While many constituents are angered by Mr. Nadler's decision to support the JCPOA, Americans of all faiths should share his "outrage" that some on the left hurl anti-Semitic accusations of dual loyalty or treason when someone, particularly a Jewish member of Congress, decides to oppose the agreement. Outrage aside, Nadler's decision as a Jewish member of Congress, representing the largest Jewish district in the country, likely opens the door for other undecided members to follow his lead and sign off on a deal he and they publicly admit is flawed. He has been severely criticized with accusations of betrayal by many of his Jewish constituents for this decision. Nadler has been offended by those charges and has reacted with indignation. Truth be told, he might better focus his umbrage at U.S. Secretary of State John Kerry and the Obama Administration who shockingly moved the goal posts from "a bad deal is worse than no deal" to "this deal or war" and put Congress in an untenable position to approve a drastically deficient deal.

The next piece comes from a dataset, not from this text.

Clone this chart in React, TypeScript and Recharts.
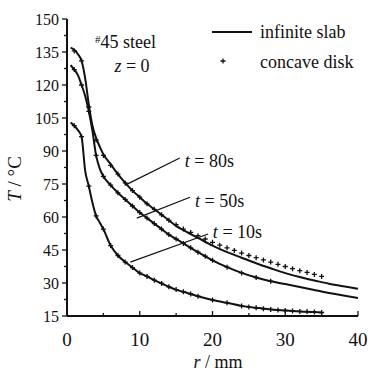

Stated supporters of the U.S.-Israel relationship like Senators Ben Cardin, Cory Booker as well as Representatives Hakeem Jeffries, Yvette Clarke, Carolyn Maloney, Joe Crowley and other "undecideds" should be looking in the mirror and asking the toughest question: after drilling through all of the politics and spin, does the P5+1-negotiated deal put the United States, Israel and the world in a more dangerous position than before the negotiations started? The answer is unequivocally yes, and leaves millions of conscientious Americans questioning how Congress can endorse this fatally flawed deal.

Approving or disapproving the JCPOA may be the most consequential vote any member of Congress makes in their career. There's a saying in politics that some votes haunt you forever. Each member was elected and took an oath to represent their constituents and country – not party or president. Democracy is alive and well when the system works. When all else fails, the people always have Election Day.